Exercise » The material below holds pictures; leave them out and reproduce exactly the lines from the one with "Recreate this image" through the one with "import * as", inclusive.
++++ Supplied entries
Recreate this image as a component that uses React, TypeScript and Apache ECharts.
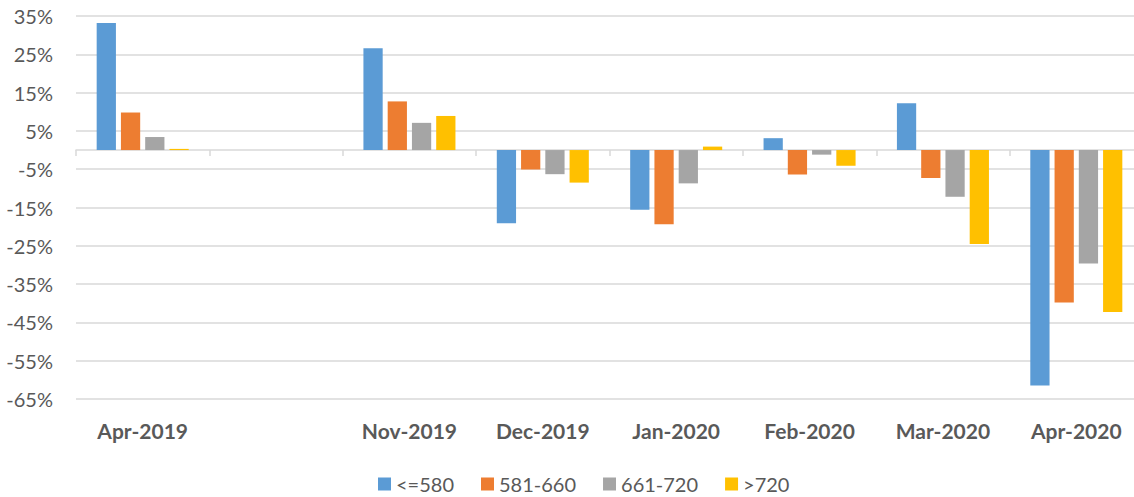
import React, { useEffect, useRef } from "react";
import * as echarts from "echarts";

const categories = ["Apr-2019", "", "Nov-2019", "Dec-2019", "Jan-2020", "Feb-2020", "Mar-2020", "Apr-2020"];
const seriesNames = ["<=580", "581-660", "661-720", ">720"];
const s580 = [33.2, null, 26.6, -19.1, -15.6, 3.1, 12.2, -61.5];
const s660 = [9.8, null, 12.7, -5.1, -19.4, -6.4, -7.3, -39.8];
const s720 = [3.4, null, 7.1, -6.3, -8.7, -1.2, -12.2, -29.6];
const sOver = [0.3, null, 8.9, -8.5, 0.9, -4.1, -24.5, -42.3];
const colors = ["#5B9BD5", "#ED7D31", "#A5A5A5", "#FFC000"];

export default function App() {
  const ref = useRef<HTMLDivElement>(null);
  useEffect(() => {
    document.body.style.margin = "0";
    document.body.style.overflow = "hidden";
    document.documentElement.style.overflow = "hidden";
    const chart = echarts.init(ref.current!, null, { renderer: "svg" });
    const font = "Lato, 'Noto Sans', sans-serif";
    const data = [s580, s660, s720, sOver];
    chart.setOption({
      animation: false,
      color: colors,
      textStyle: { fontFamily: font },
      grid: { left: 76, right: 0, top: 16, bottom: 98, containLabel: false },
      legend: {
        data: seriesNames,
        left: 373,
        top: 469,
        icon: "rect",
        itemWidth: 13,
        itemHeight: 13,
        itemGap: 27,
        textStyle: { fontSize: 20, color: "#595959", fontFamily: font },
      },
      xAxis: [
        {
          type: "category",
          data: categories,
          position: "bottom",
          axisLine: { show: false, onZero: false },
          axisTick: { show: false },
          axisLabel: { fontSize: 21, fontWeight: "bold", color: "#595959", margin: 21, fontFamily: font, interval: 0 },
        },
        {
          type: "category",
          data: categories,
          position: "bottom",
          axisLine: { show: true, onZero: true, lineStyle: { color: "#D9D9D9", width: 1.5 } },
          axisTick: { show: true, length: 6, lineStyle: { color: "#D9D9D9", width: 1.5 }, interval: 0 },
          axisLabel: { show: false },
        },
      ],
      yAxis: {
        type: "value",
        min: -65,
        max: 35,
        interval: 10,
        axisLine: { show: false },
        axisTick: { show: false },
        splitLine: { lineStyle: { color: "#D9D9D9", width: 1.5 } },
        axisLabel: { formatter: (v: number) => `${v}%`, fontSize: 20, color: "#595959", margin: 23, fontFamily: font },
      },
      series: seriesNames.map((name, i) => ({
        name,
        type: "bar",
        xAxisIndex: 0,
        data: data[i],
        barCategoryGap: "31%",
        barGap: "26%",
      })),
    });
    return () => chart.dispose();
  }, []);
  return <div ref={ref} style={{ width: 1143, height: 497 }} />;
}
++++++++
++++ Supplied entries
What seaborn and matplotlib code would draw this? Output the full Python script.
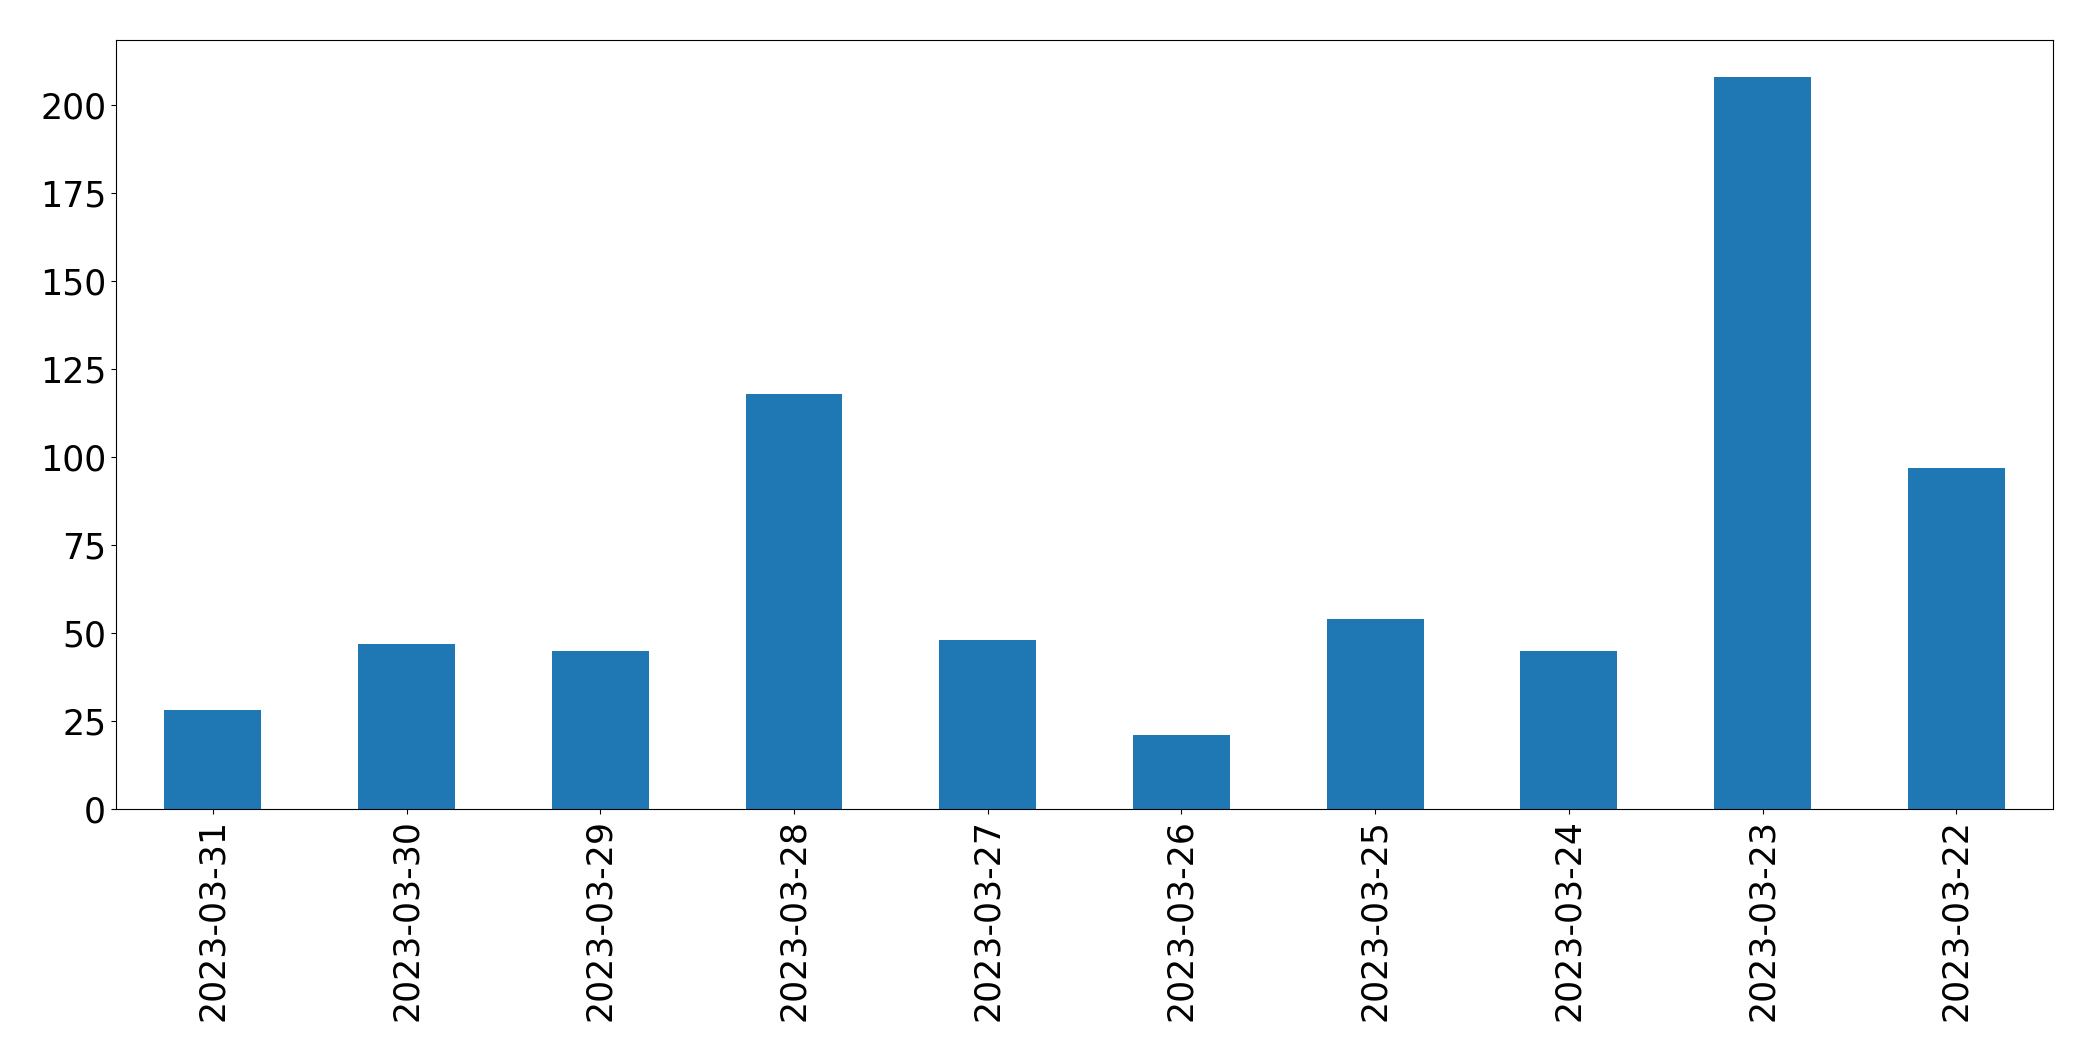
++++++++
Response to this task »
Recreate this image as a component that uses React, TypeScript and Apache ECharts.
import React, { useEffect, useRef } from "react";
import * as echarts from "echarts";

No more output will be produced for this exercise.